> [SET EXERCISE]: Select every line holding the word "this" and copy it.

> [EXTRACTED INFORMATION]:
▽

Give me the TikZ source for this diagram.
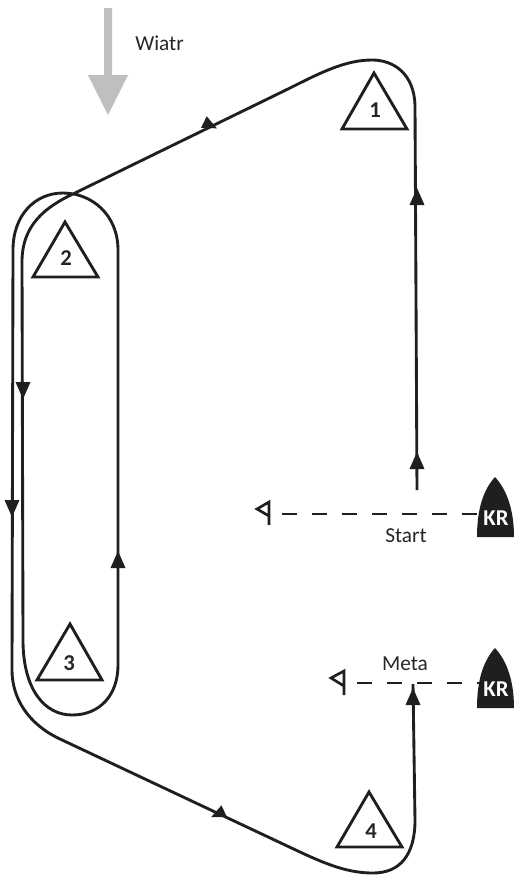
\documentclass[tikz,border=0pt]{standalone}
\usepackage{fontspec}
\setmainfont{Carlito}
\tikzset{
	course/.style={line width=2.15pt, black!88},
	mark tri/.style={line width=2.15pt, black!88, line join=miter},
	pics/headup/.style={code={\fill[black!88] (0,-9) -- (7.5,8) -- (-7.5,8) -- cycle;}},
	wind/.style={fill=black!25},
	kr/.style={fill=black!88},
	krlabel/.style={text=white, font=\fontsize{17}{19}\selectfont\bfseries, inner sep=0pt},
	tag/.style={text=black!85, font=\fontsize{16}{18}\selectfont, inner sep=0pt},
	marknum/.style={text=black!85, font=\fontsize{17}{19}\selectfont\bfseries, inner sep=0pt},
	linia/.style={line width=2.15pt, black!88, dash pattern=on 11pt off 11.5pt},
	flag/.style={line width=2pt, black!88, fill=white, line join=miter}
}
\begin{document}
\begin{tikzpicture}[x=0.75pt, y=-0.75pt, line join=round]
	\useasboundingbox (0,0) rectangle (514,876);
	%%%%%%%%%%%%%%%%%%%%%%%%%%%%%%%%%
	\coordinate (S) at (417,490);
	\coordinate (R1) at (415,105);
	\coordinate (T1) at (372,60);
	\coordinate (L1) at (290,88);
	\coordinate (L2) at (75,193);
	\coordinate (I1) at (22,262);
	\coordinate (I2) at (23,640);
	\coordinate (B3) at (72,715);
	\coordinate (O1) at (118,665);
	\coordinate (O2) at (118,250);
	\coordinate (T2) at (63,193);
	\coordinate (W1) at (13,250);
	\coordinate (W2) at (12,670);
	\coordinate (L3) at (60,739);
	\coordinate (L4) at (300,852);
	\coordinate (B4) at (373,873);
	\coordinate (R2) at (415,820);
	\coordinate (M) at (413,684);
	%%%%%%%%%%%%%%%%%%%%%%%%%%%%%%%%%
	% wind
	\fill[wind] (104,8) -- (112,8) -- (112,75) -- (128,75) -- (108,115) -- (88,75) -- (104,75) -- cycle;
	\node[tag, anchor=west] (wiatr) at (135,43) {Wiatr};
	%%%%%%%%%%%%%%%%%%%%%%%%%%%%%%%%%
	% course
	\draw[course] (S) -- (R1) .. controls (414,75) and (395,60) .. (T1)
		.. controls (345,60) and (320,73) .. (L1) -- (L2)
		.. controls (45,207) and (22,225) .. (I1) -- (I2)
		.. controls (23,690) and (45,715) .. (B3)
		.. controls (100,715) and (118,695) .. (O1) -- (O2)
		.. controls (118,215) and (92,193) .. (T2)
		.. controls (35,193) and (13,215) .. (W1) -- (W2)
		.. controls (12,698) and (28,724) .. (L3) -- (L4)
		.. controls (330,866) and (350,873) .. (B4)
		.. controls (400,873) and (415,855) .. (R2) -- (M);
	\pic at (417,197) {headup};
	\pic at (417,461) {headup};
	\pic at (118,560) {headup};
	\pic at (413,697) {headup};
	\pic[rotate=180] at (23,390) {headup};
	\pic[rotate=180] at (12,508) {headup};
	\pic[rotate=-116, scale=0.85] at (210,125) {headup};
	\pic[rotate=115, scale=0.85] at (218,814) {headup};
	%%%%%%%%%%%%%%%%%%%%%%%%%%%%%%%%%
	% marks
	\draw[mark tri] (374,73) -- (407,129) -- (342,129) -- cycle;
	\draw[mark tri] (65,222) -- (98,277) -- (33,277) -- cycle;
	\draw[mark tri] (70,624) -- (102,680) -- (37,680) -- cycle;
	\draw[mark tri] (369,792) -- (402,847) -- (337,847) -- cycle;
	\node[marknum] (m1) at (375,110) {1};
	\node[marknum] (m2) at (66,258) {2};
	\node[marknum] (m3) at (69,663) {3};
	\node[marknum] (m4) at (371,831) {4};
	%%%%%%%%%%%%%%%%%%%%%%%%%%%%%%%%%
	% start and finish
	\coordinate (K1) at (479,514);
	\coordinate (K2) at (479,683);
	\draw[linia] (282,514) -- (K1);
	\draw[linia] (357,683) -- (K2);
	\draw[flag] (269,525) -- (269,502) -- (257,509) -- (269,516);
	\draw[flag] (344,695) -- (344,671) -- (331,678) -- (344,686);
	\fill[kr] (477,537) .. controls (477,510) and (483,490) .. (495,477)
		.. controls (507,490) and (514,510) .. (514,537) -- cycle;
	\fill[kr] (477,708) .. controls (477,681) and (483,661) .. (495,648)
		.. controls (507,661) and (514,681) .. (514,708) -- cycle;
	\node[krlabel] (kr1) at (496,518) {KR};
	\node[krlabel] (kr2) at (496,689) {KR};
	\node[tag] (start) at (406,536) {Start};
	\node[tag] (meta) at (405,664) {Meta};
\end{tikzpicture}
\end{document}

△
▽

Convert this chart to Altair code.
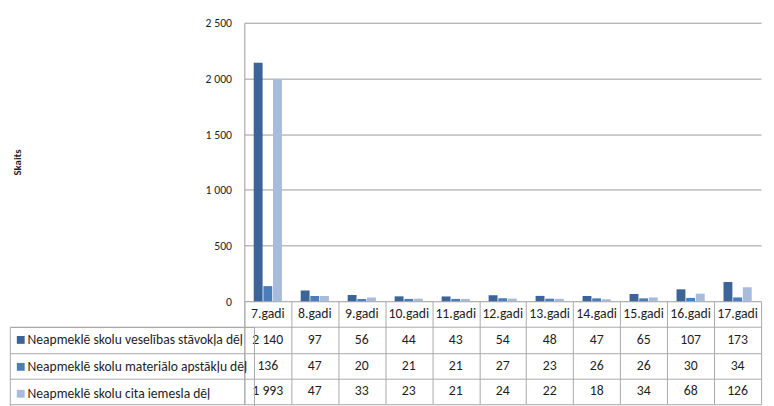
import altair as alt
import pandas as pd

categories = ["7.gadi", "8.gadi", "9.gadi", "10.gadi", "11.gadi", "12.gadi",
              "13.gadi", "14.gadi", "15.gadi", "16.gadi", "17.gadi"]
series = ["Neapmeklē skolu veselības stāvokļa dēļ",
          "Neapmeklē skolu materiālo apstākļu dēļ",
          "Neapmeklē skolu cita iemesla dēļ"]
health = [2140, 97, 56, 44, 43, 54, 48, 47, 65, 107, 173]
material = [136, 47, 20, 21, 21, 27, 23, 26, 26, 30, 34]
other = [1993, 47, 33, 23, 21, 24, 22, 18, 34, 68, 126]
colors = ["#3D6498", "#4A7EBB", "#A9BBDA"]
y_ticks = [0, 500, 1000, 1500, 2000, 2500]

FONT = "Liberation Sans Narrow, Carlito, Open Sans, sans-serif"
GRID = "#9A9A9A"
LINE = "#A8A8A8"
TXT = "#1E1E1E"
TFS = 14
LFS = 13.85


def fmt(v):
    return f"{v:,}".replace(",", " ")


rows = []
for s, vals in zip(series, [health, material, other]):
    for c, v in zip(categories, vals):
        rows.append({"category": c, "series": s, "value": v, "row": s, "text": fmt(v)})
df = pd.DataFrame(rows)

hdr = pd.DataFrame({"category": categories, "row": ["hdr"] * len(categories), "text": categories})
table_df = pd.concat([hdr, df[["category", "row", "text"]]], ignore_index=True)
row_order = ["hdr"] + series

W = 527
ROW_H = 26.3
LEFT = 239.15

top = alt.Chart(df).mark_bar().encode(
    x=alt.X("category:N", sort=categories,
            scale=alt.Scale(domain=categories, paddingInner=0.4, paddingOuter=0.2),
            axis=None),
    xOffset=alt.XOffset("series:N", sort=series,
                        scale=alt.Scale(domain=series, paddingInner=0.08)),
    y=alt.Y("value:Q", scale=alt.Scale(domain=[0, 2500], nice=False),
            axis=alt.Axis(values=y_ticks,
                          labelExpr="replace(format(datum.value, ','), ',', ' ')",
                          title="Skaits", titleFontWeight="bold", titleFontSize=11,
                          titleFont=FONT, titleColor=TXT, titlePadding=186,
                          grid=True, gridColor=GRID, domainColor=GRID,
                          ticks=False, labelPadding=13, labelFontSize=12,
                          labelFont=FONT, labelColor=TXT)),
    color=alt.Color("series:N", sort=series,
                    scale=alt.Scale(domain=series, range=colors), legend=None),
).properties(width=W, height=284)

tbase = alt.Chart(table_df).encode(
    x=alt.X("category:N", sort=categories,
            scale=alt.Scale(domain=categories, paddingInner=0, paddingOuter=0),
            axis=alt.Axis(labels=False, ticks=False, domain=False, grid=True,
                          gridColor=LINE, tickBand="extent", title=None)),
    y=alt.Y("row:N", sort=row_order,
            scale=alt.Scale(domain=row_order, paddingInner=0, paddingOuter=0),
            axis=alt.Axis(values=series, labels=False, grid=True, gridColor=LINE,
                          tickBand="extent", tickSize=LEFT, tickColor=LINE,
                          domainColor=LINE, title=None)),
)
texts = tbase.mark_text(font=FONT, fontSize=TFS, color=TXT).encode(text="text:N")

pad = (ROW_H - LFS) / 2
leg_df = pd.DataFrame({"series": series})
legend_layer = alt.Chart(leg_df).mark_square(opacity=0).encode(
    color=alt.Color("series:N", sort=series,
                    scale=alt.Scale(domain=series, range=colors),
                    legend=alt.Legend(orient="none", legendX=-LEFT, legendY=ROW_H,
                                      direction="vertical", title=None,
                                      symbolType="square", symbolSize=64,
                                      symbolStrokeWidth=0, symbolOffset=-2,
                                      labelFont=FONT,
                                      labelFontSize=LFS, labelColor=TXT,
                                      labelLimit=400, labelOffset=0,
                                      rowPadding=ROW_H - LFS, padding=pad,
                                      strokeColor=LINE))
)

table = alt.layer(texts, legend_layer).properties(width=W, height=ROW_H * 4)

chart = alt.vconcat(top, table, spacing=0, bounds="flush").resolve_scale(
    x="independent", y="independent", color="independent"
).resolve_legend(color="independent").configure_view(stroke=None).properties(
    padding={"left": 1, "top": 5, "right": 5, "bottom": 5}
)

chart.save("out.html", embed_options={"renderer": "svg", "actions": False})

△

> [EXERCISE SOLUTION]:
Give me the TikZ source for this diagram.
Convert this chart to Altair code.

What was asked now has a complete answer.